Ils se marient le 29 octobre 2011. Anne-Laure, originaire de la région, reste à Angers pour passer son Capes. Nicolas est nommé dans un collège de Cergy Le Haut (Val d'Oise). Ils arrivent à se voir toutes les 2-3 semaines. "On avait chacun des chefs d'établissement très compréhensifs, souligne Nicolas, je n'avais pas cours le vendredi après-midi et pouvais prendre le train assez tôt".
Tous deux prennent leur mal en patience, convaincus que ça ne va pas durer. En décembre 2011, Nicolas fait une demande de mutation en 2012 pour l'académie de Nantes:"Anne-Laure passait son concours dans cette académie, on pensait avoir des chances".
C'est niet. Motif: ils se sont mariés le 29 octobre 2011. Or les demandes de rapprochement de conjoints fonctionnent si on se marie avant le 1er septembre. "Est-il acceptable que l'employeur détermine la date de mariage de ses employés ?", proteste Nicolas.
Mais pas question de lâcher. Nicolas dépose un recours gracieux auprès du Recteur de Versailles. Nouveau niet: cette fois, parce qu' Anne-Laure n'était pas prof mais encore étudiante en 2011. Les textes sont les textes, mais pour la touche humaine, on repassera...
"La loi de mutation des fonctionnaire est claire, réplique Nicolas, elle restreint le droit au rapprochement de conjoints seulement dans le cas où cela gêne le service. Or jamais le Rectorat de Versailles n'a motivé son refus sur cette contrainte".
Nicolas adresse alors un recours hiérarchique à Luc Chatel, puis à son successeur Vincent Peillon. Il le relance - mais il n'a eu aucune réponse - lorsque le 13 juillet, Anne-Laure apprend son affectation comme prof-documentaliste stagiaire. Elle avait demandé Nantes, Orléans-Tours, Rouen, Rennes et Caen. Elle se retrouve dans celle de Reims, à Chaumont (la ville dont Luc Chatel est maire).
Nicolas se tourne vers le médiateur académique. En vain. Puis en avril, il dépose un recours pour excès de pouvoir auprès du Tribunal administratif de Cergy-Pontoise afin de faire annuler la décision du Rectorat - l'avis n'a pas encore été rendu.

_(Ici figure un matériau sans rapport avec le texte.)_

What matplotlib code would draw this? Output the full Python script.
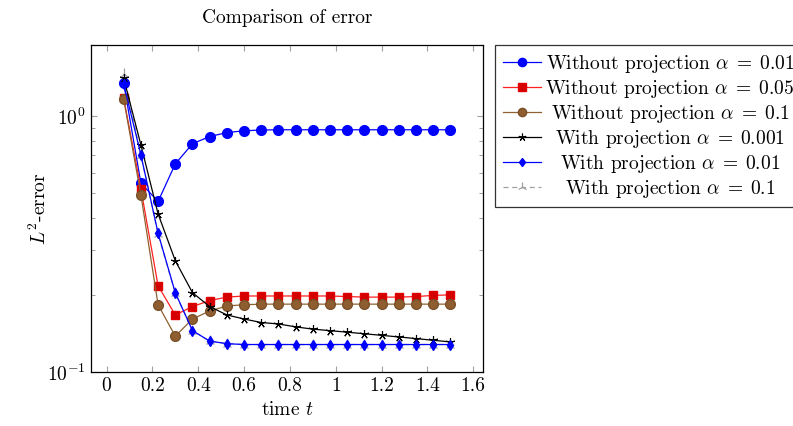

Dans son commentaire au Tribunal, le Rectorat semble trouver tout ça un peu exagéré: "Ce jeune professeur titulaire se trouve dans la situation de bon nombre de couples séparés et à ce titre, conformément aux textes, il convient de donner une priorité à ceux qui ont des enfants ou qui sont séparés depuis une longue période".
Sans enfants, il faudrait compter au moins 3 ans... En attendant, Nicolas et Anne-Laure ont calculé qu'ils auraient à deux, sept heures de transports en commun par jour - elle une heure et demie jusqu'à Chaumont, lui deux heures jusqu'aux Ulis, voire plus car il est TZR (titulaire sur zone de remplacement) et devra remplacer des profs sur toute une zone géographique.
"Nous sommes tout à fait prêts à être regroupés dans l'académie de Reims afin de vivre ensemble dans des conditions personnelles et professionnelles plus sereines", explique le couple.
Il faut dire qu'en plus, ils sont tombés dans deux académies relevant l'un de la zone B, l'autre de la C, où cette année, les petites vacances ne se chevauchent pas.
"Si c'était à refaire je ne sais pas si je le referais, confie Nicolas, j'ai un bon contact avec les élèves et je crois que ça marche bien, mais dans les rapports avec la hiérarchie, je suis vraiment déçu".